I love the fact that the upper is stitched to the sole so you won’t get the dreaded toebreak holes.
They’re very comfortable, I love the softness of the footbed coupled with the weight and durability of the sole.
Now, they’re not sneakers exactly. That word has connotations of beat around shoes you don’t have to care for, you know? Common Projects need shoe trees, for goodness’ sake — they need more babying than the average sneaker out there, which is a turn off to some folks.
It’s also too slim and sleek for some people, not only in its width, but the toebox is quite shallow and narrow, squeezing the toes of the bigger-footed among us. They should do half sizes and wider widths, and they don’t.

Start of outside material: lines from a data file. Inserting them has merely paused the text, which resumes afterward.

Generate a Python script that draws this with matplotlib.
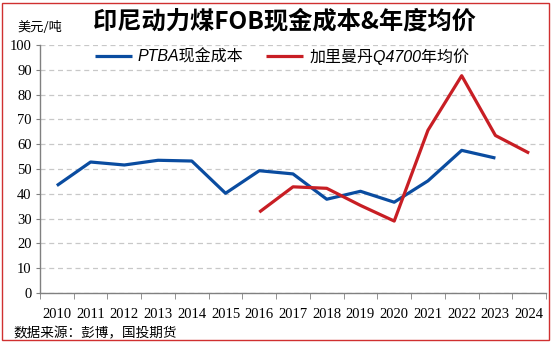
import matplotlib.pyplot as plt
import matplotlib.patches as patches
import numpy as np

plt.rcParams['font.family'] = ['Noto Sans CJK SC', 'DejaVu Sans']

years = ['2010', '2011', '2012', '2013', '2014', '2015', '2016', '2017',
         '2018', '2019', '2020', '2021', '2022', '2023', '2024']
ptba_cost = [43.3, 52.8, 51.6, 53.5, 53.2, 40.2, 49.3, 48.0, 37.8, 41.0, 36.6, 45.2, 57.5, 54.4, np.nan]
kal_price = [np.nan, np.nan, np.nan, np.nan, np.nan, np.nan, 32.6, 42.8, 42.2, 35.3, 29.0, 65.6, 87.6, 63.5, 56.4]

blue = '#0A4CA0'
red = '#C81E24'
serif = 'Liberation Serif'

fig = plt.figure(figsize=(5.54, 3.43), dpi=100)
ax = fig.add_axes([0.0722, 0.1458, 0.9134, 0.7232])

x = np.arange(len(years))
ax.plot(x, ptba_cost, color=blue, lw=2.3, label='PTBA现金成本', solid_capstyle='butt')
ax.plot(x, kal_price, color=red, lw=2.3, label='加里曼丹Q4700年均价', solid_capstyle='butt')

ax.set_xlim(-0.5, len(years) - 0.5)
ax.set_ylim(0, 100)
ax.set_yticks(range(0, 101, 10))
ax.set_xticks(x)
ax.set_xticklabels(years)
ax.set_xticks(np.arange(-0.5, len(years), 1), minor=True)
ax.tick_params(axis='x', which='major', length=0, pad=11)
ax.tick_params(axis='x', which='minor', length=4, color='#808080', direction='out')
ax.tick_params(axis='y', length=3, color='#808080', pad=3)
for lab in ax.get_xticklabels() + ax.get_yticklabels():
    lab.set_fontfamily(serif)
    lab.set_fontsize(10.5)

ax.grid(axis='y', linestyle=(0, (4, 3)), color='#C8C8C8', lw=0.9)
ax.set_axisbelow(True)
for s in ['top', 'right']:
    ax.spines[s].set_visible(False)
for s in ['left', 'bottom']:
    ax.spines[s].set_color('#808080')
    ax.spines[s].set_linewidth(1.0)

leg = ax.legend(loc='upper left', bbox_to_anchor=(0.08, 1.045), ncol=2, frameon=False,
                handlelength=2.3, columnspacing=1.4, handletextpad=0.4,
                prop={'family': ['Liberation Sans', 'Noto Sans CJK SC'], 'size': 11.5,
                      'style': 'italic'})

fig.text(0.514, 0.936, '印尼动力煤FOB现金成本&年度均价', ha='center', va='center',
         fontsize=17.5, fontweight='bold')
fig.text(0.032, 0.92, '美元/吨', ha='left', va='center', fontsize=9.5)
fig.text(0.025, 0.028, '数据来源：彭博，国投期货', ha='left', va='center', fontsize=9.8)

border = patches.Rectangle((2 / 554, 3 / 343), 547 / 554, 337 / 343, transform=fig.transFigure,
                           fill=False, edgecolor='#D03030', lw=1.0)
fig.patches.append(border)

fig.savefig('out.png', dpi=100)
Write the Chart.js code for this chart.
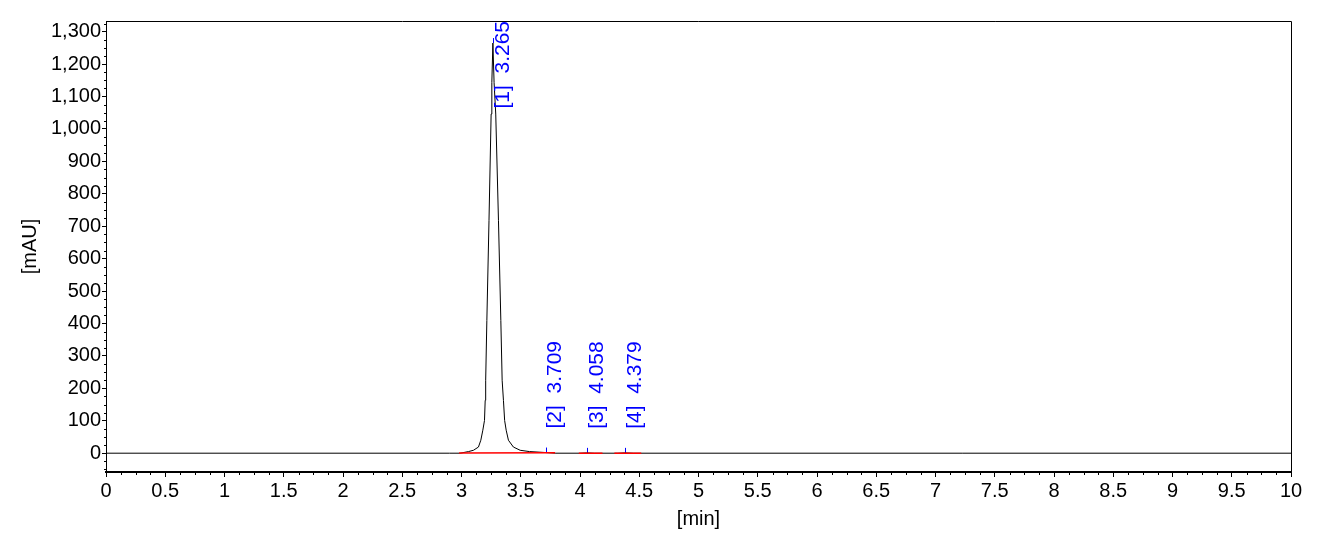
<!DOCTYPE html>
<html>
<head>
<meta charset="utf-8">
<script src="https://cdn.jsdelivr.net/npm/chart.js@4.4.1/dist/chart.umd.min.js"></script>
<style>
  html, body { margin: 0; padding: 0; background: #fff; }
</style>
</head>
<body>
<canvas id="chromChart" width="1333" height="554"></canvas>
<script>
// detector trace: time [min] and signal [mAU]
const traceTimes = [0, 2.9, 2.99, 3.059, 3.101, 3.143, 3.163, 3.18, 3.194, 3.2, 3.204, 3.214, 3.232, 3.25, 3.256, 3.265,
                    3.275, 3.289, 3.312, 3.332, 3.343, 3.354, 3.364, 3.377, 3.396, 3.438, 3.495, 3.573, 3.709, 3.79,
                    4.0, 4.058, 4.12, 4.32, 4.379, 4.45, 10];
const traceValues = [0, 0, 0, 5, 9, 19, 40, 71, 101, 163, 225, 409, 717, 1046, 1143, 1265,
                     1143, 1046, 717, 409, 225, 163, 101, 71, 40, 19, 9, 5, 2, 0,
                     0, 1, 0, 0, 1, 0, 0];

// integration baselines (red)
const baseStarts = [2.98, 3.99, 4.29];
const baseEnds = [3.79, 4.19, 4.517];
const baseStartValues = [0.5, 0, 0];
const baseEndValues = [1, 0, 0];

// peak annotations
const peakNames = ['[1]', '[2]', '[3]', '[4]'];
const peakTimes = [3.265, 3.709, 4.058, 4.379];
const peakHeights = [1265, 2, 1, 1];

// axis ticks
const xTickValues = [0, 0.5, 1, 1.5, 2, 2.5, 3, 3.5, 4, 4.5, 5, 5.5, 6, 6.5, 7, 7.5, 8, 8.5, 9, 9.5, 10];
const yTickValues = [0, 100, 200, 300, 400, 500, 600, 700, 800, 900, 1000, 1100, 1200, 1300];
const xMinorStep = 0.125;
const yMinorStep = 25;

const FONT = '"Liberation Sans", Arial, sans-serif';

const tracePoints = traceTimes.map((t, i) => ({ x: t, y: traceValues[i] }));

const basePoints = [];
baseStarts.forEach((s, i) => {
    basePoints.push({ x: s, y: baseStartValues[i] });
    basePoints.push({ x: baseEnds[i], y: baseEndValues[i] });
    basePoints.push({ x: baseEnds[i] + 0.01, y: null });
});

const chromDecor = {
    id: 'chromDecor',
    beforeDatasetsDraw(chart) {
        const { ctx, scales: { x, y } } = chart;
        ctx.save();
        ctx.strokeStyle = '#0000ff';
        ctx.lineWidth = 1;
        peakTimes.forEach((t, i) => {
            const px = Math.round(x.getPixelForValue(t)) + 0.5;
            const py = y.getPixelForValue(peakHeights[i]);
            ctx.beginPath();
            ctx.moveTo(px, py);
            ctx.lineTo(px, py - 5);
            ctx.stroke();
        });
        ctx.restore();
    },
    afterDraw(chart) {
        const { ctx, chartArea: a, scales: { x, y } } = chart;
        ctx.save();

        // top and right frame
        ctx.strokeStyle = '#000';
        ctx.lineWidth = 1;
        ctx.beginPath();
        ctx.moveTo(a.left, a.top + 0.5);
        ctx.lineTo(Math.round(a.right) + 0.5, a.top + 0.5);
        ctx.lineTo(Math.round(a.right) + 0.5, a.bottom);
        ctx.stroke();

        // minor ticks
        ctx.beginPath();
        for (let v = y.min - (y.min % yMinorStep); v <= y.max; v += yMinorStep) {
            if (v % 100 === 0) continue;
            const py = Math.round(y.getPixelForValue(v)) + 0.5;
            ctx.moveTo(a.left - 2, py);
            ctx.lineTo(a.left, py);
        }
        for (let t = xMinorStep; t < x.max; t += xMinorStep) {
            if (Math.abs(t / 0.5 - Math.round(t / 0.5)) < 1e-6) continue;
            const px = Math.round(x.getPixelForValue(t)) + 0.5;
            ctx.moveTo(px, a.bottom);
            ctx.lineTo(px, a.bottom + 3);
        }
        ctx.stroke();

        // peak labels, rotated, kept inside the plot
        ctx.font = '21px ' + FONT;
        ctx.fillStyle = '#0000ff';
        ctx.textAlign = 'left';
        ctx.textBaseline = 'middle';
        peakTimes.forEach((t, i) => {
            const text = peakNames[i] + '  ' + t.toFixed(3);
            const w = ctx.measureText(text).width;
            const px = x.getPixelForValue(t) + 10;
            let start = y.getPixelForValue(peakHeights[i]) - 24;
            start = Math.max(start, a.top + w);
            ctx.save();
            ctx.translate(px, start);
            ctx.rotate(-Math.PI / 2);
            ctx.fillText(text, 0, 0);
            ctx.restore();
        });
        ctx.restore();
    }
};

new Chart(document.getElementById('chromChart'), {
    type: 'line',
    data: {
        datasets: [{
            label: 'baseline',
            data: basePoints,
            borderColor: '#ff0000',
            borderWidth: 1.5,
            pointRadius: 0,
            spanGaps: false
        }, {
            label: 'signal',
            data: tracePoints,
            borderColor: '#000000',
            borderWidth: 1,
            pointRadius: 0,
            tension: 0
        }]
    },
    options: {
        responsive: false,
        devicePixelRatio: 1,
        animation: false,
        layout: { padding: { top: 21, right: 42, left: 0, bottom: 0 } },
        plugins: {
            legend: { display: false },
            tooltip: { enabled: false }
        },
        scales: {
            x: {
                type: 'linear',
                min: 0,
                max: 10,
                afterBuildTicks: axis => { axis.ticks = xTickValues.map(v => ({ value: v })); },
                afterFit: axis => { axis.height = 82; },
                ticks: {
                    color: '#000',
                    padding: 2,
                    maxRotation: 0,
                    autoSkip: false,
                    font: { family: FONT, size: 20, lineHeight: 1.2 },
                    callback: v => String(v)
                },
                grid: { drawOnChartArea: false, drawTicks: true, tickLength: 5, color: '#000' },
                border: { display: true, color: '#000', width: 2 },
                title: {
                    display: true,
                    text: '[min]',
                    color: '#000',
                    font: { family: FONT, size: 20, lineHeight: 1.2 },
                    padding: { top: 0, bottom: 23 }
                }
            },
            y: {
                type: 'linear',
                min: -58,
                max: 1333,
                afterBuildTicks: axis => { axis.ticks = yTickValues.map(v => ({ value: v })); },
                afterFit: axis => { axis.width = 106; },
                ticks: {
                    color: '#000',
                    padding: 1,
                    autoSkip: false,
                    font: { family: FONT, size: 20, lineHeight: 1.2 },
                    callback: v => v.toLocaleString('en-US')
                },
                grid: { drawOnChartArea: false, drawTicks: true, tickLength: 4, color: '#000' },
                border: { display: true, color: '#000', width: 1 },
                title: {
                    display: true,
                    text: '[mAU]',
                    color: '#000',
                    font: { family: FONT, size: 20, lineHeight: 1.2 },
                    padding: { top: 18, bottom: 0 }
                }
            }
        }
    },
    plugins: [chromDecor]
});
</script>
</body>
</html>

And of course, they’re really, really, really expensive. But I’ve already spilled a lot of ink on this aspect, and the fact is that there is just nothing else like these shoes. This is undeniable. If you have the money and you like the shoes and their story, there is no substitute. I get compliments on these every single time I wear them, and all I can conclude this review with is: I’m glad I spent the money.